BI Oversees Food Transformation From the Farm to Village Downstream Processing
Surabaya, VIVA – In the face of global uncertainty, climate change, and threats of volatile food prices, Indonesia’s agricultural and livestock sectors are facing increasingly complex challenges. Yet behind these challenges, various regions in East Java are showing how collaboration among government, Bank Indonesia, farmers, livestock breeders, cooperatives, and village communities can drive a food-based economic transformation that is more modern, sustainable, and of higher added value.

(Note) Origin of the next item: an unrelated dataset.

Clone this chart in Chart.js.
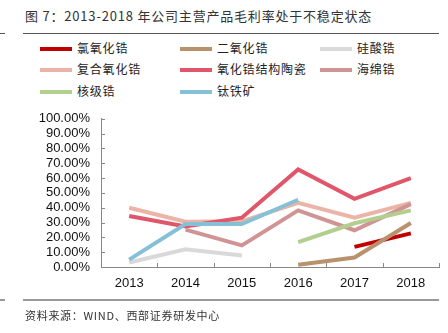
<!DOCTYPE html>
<html>
<head>
<meta charset="utf-8">
<script src="https://cdn.jsdelivr.net/npm/chart.js@4/dist/chart.umd.min.js"></script>
<style>
  html, body { margin: 0; padding: 0; background: #fff; }
  body { width: 448px; height: 333px; position: relative; overflow: hidden; font-family: "Noto Sans CJK SC", sans-serif; }
  .title { position: absolute; left: 25px; top: 6px; font-size: 13px; letter-spacing: 0.8px; color: #333; white-space: nowrap; }
  .rule { position: absolute; height: 0; }
  .lg-line { position: absolute; width: 32px; height: 4px; }
  .lg-text { position: absolute; font-size: 12px; letter-spacing: 0.8px; color: #222; white-space: nowrap; line-height: 14px; }
  .source { position: absolute; left: 25px; top: 307px; font-size: 11px; letter-spacing: 0.7px; color: #333; white-space: nowrap; }
  #wrap { position: absolute; left: 0; top: 100px; width: 448px; height: 200px; }
</style>
</head>
<body>
<div class="title">图 7：2013-2018 年公司主营产品毛利率处于不稳定状态</div>
<div class="rule" style="left:0;top:33px;width:5px;border-top:1px solid #555"></div>
<div class="rule" style="left:23px;top:33px;width:416px;border-top:1px solid #555"></div>
<div id="legend"></div>
<div id="wrap"><canvas id="c" width="448" height="200"></canvas></div>
<div class="rule" style="left:0;top:299px;width:5px;border-top:2px solid #999"></div>
<div class="rule" style="left:23px;top:299px;width:416px;border-top:2px solid #999"></div>
<div class="source">资料来源：WIND、西部证券研发中心</div>

<script>
// categories
var years = ['2013', '2014', '2015', '2016', '2017', '2018'];

// series names + colours (legend order)
var names = ['氯氧化锆', '二氧化锆', '硅酸锆', '复合氧化锆', '氧化锆结构陶瓷', '海绵锆', '核级锆', '钛铁矿'];
var colors = ['#C00000', '#B8926C', '#D9D9D9', '#EBB4A6', '#E0566A', '#D09494', '#B2CF8F', '#86C0D6'];

// gross margin, %
var zrOxychloride = [null, null, null, null, 13.6, 22.7];
var zrDioxide     = [null, null, null, 1.5, 6.4, 29.7];
var zrSilicate    = [3.0, 12.0, 7.8, null, null, null];
var compositeZr   = [40.0, 30.5, 30.8, 43.3, 33.3, 43.3];
var zrCeramics    = [34.4, 27.4, 33.3, 65.8, 46.0, 59.9];
var spongeZr      = [null, 25.2, 14.6, 38.2, 24.8, 42.4];
var nuclearZr     = [null, null, null, 16.8, 29.5, 38.2];
var ilmenite      = [5.0, 29.0, 29.0, 45.4, null, null];

var seriesData = [zrOxychloride, zrDioxide, zrSilicate, compositeZr, zrCeramics, spongeZr, nuclearZr, ilmenite];

// y ticks
var yMax = 100;
var yStep = 10;

// ---- legend (3 columns) ----
var legend = document.getElementById('legend');
var colX = [40, 180, 320];
var rowY = [49, 70, 92];
names.forEach(function (n, i) {
  var x = colX[i % 3], y = rowY[Math.floor(i / 3)];
  var ln = document.createElement('div');
  ln.className = 'lg-line';
  ln.style.left = x + 'px';
  ln.style.top = (y - 2) + 'px';
  ln.style.background = colors[i];
  legend.appendChild(ln);
  var tx = document.createElement('div');
  tx.className = 'lg-text';
  tx.style.left = (x + 37) + 'px';
  tx.style.top = (y - 8) + 'px';
  tx.textContent = n;
  legend.appendChild(tx);
});

// inward tick marks on both axes
var innerTicks = {
  id: 'innerTicks',
  afterDraw: function (chart) {
    var ctx = chart.ctx;
    var xs = chart.scales.x, ys = chart.scales.y;
    ctx.save();
    ctx.strokeStyle = '#888';
    ctx.lineWidth = 1;
    ctx.beginPath();
    var n = years.length;
    for (var i = 0; i <= n; i++) {
      var x = Math.round(xs.left + i * (xs.right - xs.left) / n) + 0.5;
      ctx.moveTo(x, ys.bottom);
      ctx.lineTo(x, ys.bottom - 4);
    }
    for (var v = 0; v <= yMax; v += yStep) {
      var y = Math.round(ys.getPixelForValue(v)) + 0.5;
      ctx.moveTo(xs.left, y);
      ctx.lineTo(xs.left + 4, y);
    }
    ctx.stroke();
    ctx.restore();
  }
};

var tickFont = { family: '"Liberation Sans", Arial, sans-serif', size: 13 };

new Chart(document.getElementById('c').getContext('2d'), {
  type: 'line',
  data: {
    labels: years,
    datasets: names.map(function (n, i) {
      return {
        label: n,
        data: seriesData[i],
        borderColor: colors[i],
        backgroundColor: colors[i],
        borderWidth: 4,
        pointRadius: 0,
        tension: 0,
        spanGaps: false,
        fill: false,
        order: names.length - i
      };
    })
  },
  options: {
    responsive: false,
    animation: false,
    layout: { padding: { left: 0, right: 9, top: 10, bottom: 0 } },
    plugins: { legend: { display: false }, tooltip: { enabled: false } },
    scales: {
      x: {
        offset: true,
        grid: { display: false, drawTicks: false, tickLength: 0, offset: true },
        border: { display: true, color: '#888', width: 1 },
        ticks: { color: '#111', font: tickFont, padding: 9, maxRotation: 0, autoSkip: false },
        afterFit: function (s) { s.height = 33; }
      },
      y: {
        min: 0,
        max: yMax,
        grid: { display: false, drawTicks: false, tickLength: 0 },
        border: { display: true, color: '#888', width: 1 },
        ticks: {
          stepSize: yStep,
          autoSkip: false,
          color: '#111',
          font: tickFont,
          padding: 11,
          callback: function (v) { return v.toFixed(2) + '%'; }
        },
        afterFit: function (s) { s.width = 101; }
      }
    }
  },
  plugins: [innerTicks]
});
</script>
</body>
</html>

From strengthening strategic food production, developing village-level downstream processing, processing livestock waste, to organic farming education tourism, this transformation is part of a major effort to maintain price stability while strengthening national food security.
The commitment was marked by the launch of the Movement for Inflation Control and Prosperous Food (GPIPS) for the Java region in 2026 at the Bulog Warehouse in Sidoarjo, East Java, on Wednesday 13 May 2026. The programme is an evolution of the National Movement for Inflation Control of Food (GNPIP) with a more integrated upstream-to-downstream approach.

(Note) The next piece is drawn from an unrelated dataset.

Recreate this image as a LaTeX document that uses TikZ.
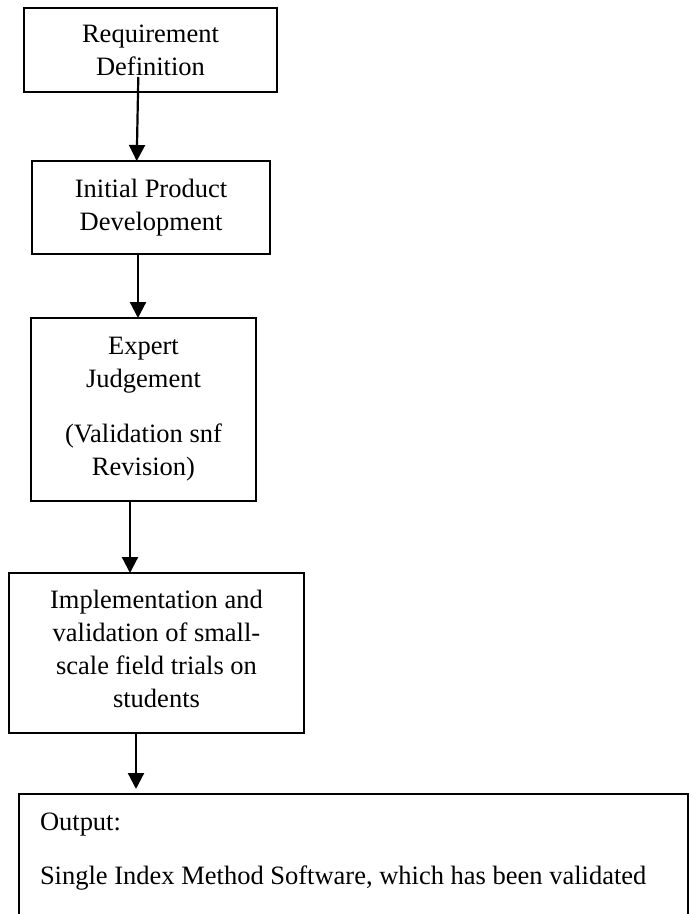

Deputy Governor of Bank Indonesia Aida S. Budiman said GPIPS is designed to address the increasingly complex challenges of food price stability. According to her, controlling food inflation now requires not only short-term market operations, but also strengthening the production and distribution sectors.
‘Through GPIPS, food inflation control is not only focused on short-term price stabilisation, but also on strengthening production, post-harvest, and distribution of food to support sustainable national food security,’ Aida said in Sidoarjo, East Java, on Wednesday.

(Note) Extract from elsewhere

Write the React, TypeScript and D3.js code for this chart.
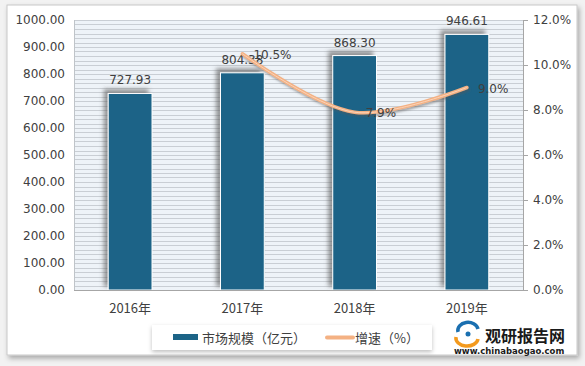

GPIPS 2026 focuses on two main aspects: increasing productivity and ensuring smooth food distribution. The three national priority commodities are rice, chilli, and shallots.
‘GPIPS is stronger than the previous programme, particularly in three areas: first, alignment of programme with government priorities, especially in supporting increased production, strengthening distribution, and stabilising strategic food to support the Asta Cita agenda towards self-sufficiency in food,’ Aida said.
Bank Indonesia is optimistic that the measures will keep volatile food inflation within the 3-5% range throughout 2026. However challenges such as climate change, El Niño, post-harvest strengthening, and the aging-farmer phenomenon remain serious concerns.